Founded in 1985, the government of President Omer al-Bashir allowed the group to resume its activities following the signing of the Comprehensive Peace Agreement in 2005. The SWU was established by Sudanese intellectuals to promote dialogue and negotiated solutions to the armed conflicts and to advocate for a multicultural society.

On 29 January 2015, the Registrar of Cultural Groups at the Ministry of Culture issued a decision to cancel the registration of the SWU, amid a wider crackdown on what the security apparatus described as "pro-opposition" civil society groups.

The Administrative Court of Appeal in Khartoum on first of December ruled that the SWU didn’t carry out activities contrary to the Regulations Act of National Cultural Communities Activities.

At the time, the security authorities claimed that the group worked closely with the opposition parties to mobilise the public against the regime.

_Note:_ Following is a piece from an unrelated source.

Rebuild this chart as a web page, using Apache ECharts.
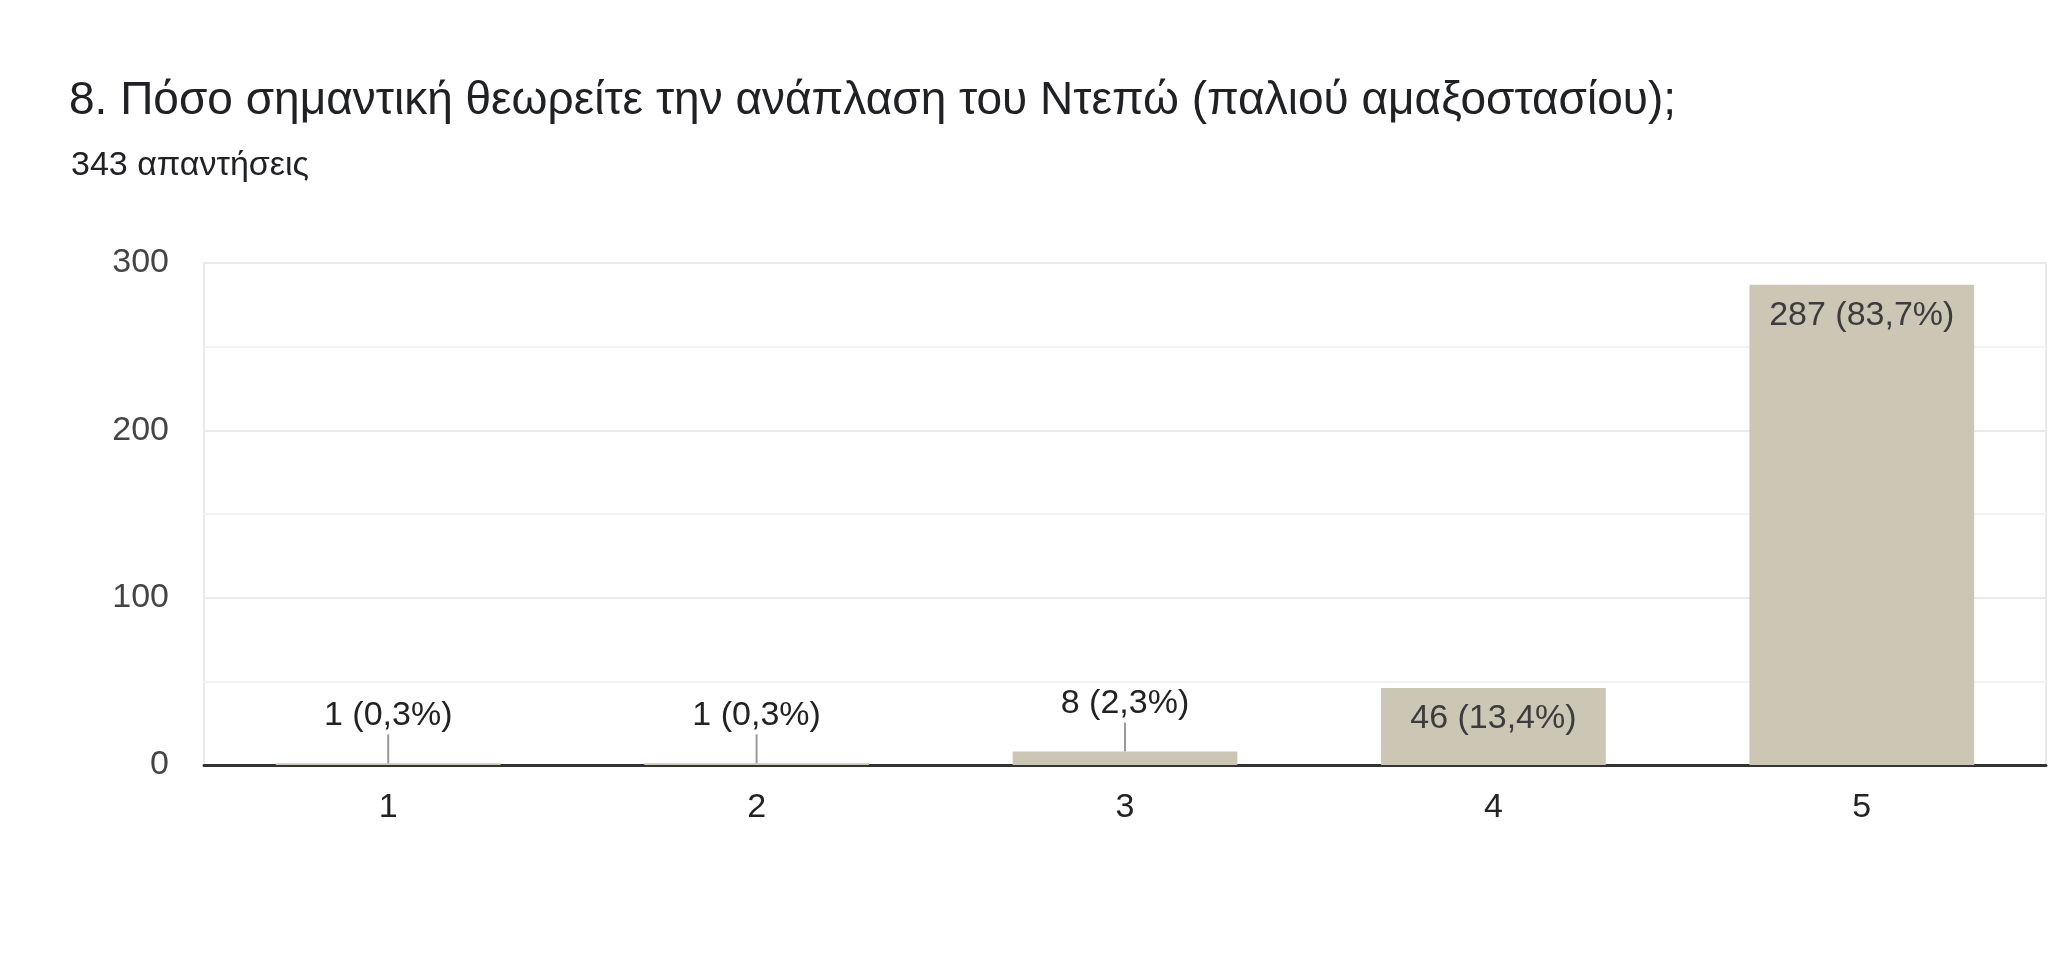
<!DOCTYPE html>
<html>
<head>
<meta charset="utf-8">
<script src="https://cdn.jsdelivr.net/npm/echarts@6/dist/echarts.min.js"></script>
<style>
  html, body { margin: 0; padding: 0; background: #fff; }
  #chart { width: 2048px; height: 974px; }
</style>
</head>
<body>
<div id="chart"></div>
<script>
// data
const categories = ['1', '2', '3', '4', '5'];
const counts = [1, 1, 8, 46, 287];
const totalAnswers = 343;
const yTicks = [0, 100, 200, 300];

const barColor = '#ccc6b5';
const font = '"Liberation Sans", Arial, sans-serif';

function labelText(v) {
    let pct = (v / totalAnswers * 100).toFixed(1).replace('.', ',');
    return v + ' (' + pct + '%)';
}

let chart = echarts.init(document.getElementById('chart'));

const option = {
    animation: false,
    backgroundColor: '#fff',
    title: [
        {
            text: '8. Πόσο σημαντική θεωρείτε την ανάπλαση του Ντεπώ (παλιού αμαξοστασίου);',
            left: 64,
            top: 73,
            textStyle: { fontFamily: font, fontSize: 46, fontWeight: 'normal', color: '#202124' }
        },
        {
            text: totalAnswers + ' απαντήσεις',
            left: 66,
            top: 144,
            textStyle: { fontFamily: font, fontSize: 34, fontWeight: 'normal', color: '#202124' }
        }
    ],
    grid: {
        left: 204,
        right: 2,
        top: 263,
        bottom: 209,
        show: true,
        borderColor: '#e9e9e9',
        borderWidth: 2
    },
    xAxis: {
        type: 'category',
        data: categories,
        axisTick: { show: false },
        axisLine: { lineStyle: { color: '#333', width: 3 } },
        axisLabel: { margin: 26, fontFamily: font, fontSize: 34, color: '#222' }
    },
    yAxis: {
        type: 'value',
        min: yTicks[0],
        max: yTicks[yTicks.length - 1],
        interval: 100,
        axisLine: { show: false },
        axisTick: { show: false },
        axisLabel: { margin: 35, fontFamily: font, fontSize: 34, color: '#444' },
        splitLine: { lineStyle: { color: '#e9e9e9', width: 2 } },
        minorTick: { show: false, splitNumber: 2 },
        minorSplitLine: { show: true, lineStyle: { color: '#f3f3f3', width: 2 } }
    },
    series: [
        {
            type: 'bar',
            data: counts,
            barWidth: '61%',
            itemStyle: { color: barColor },
            z: 2
        },
        {
            // value labels: inside the bar when it is tall, above with a leader line otherwise
            type: 'custom',
            data: counts.map((v, i) => [i, v]),
            z: 5,
            renderItem: function (params, api) {
                let top = api.coord([api.value(0), api.value(1)]);
                let base = api.coord([api.value(0), 0]);
                let txt = labelText(api.value(1));
                if (base[1] - top[1] > 60) {
                    return {
                        type: 'text',
                        style: {
                            text: txt, x: top[0], y: top[1] + 31,
                            align: 'center', verticalAlign: 'middle',
                            font: '34px ' + font, fill: '#3c3c3c'
                        }
                    };
                }
                return {
                    type: 'group',
                    children: [
                        {
                            type: 'line',
                            shape: { x1: top[0], y1: top[1], x2: top[0], y2: top[1] - 29 },
                            style: { stroke: '#999', lineWidth: 2 }
                        },
                        {
                            type: 'text',
                            style: {
                                text: txt, x: top[0], y: top[1] - 48,
                                align: 'center', verticalAlign: 'middle',
                                font: '34px ' + font, fill: '#222'
                            }
                        }
                    ]
                };
            }
        }
    ]
};

chart.setOption(option);
</script>
</body>
</html>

The Confederation of Sudanese Civil Society Organisations (CSCSO) welcomed the ruling, saying that it shows that the SWU didn’t transgress the law or its own statutes.

"This event carries great significance, given the positive message it sends to a large number of civil society organisations which continue to face legal, judicial, and administrative decisions," said the CSCSO in a statement issued on Sunday.

Between December 2014 to February 2015, Sudanese security agencies raided and closed several civil society groups, accusing them of promoting opposition calls for regime change and democratic rule.

The statement further underlined the case of six people affiliated with the Centre for Training and Human Development (TRACKS) who since May 2016 are facing charges that could lead to the death sentence and life imprisonment.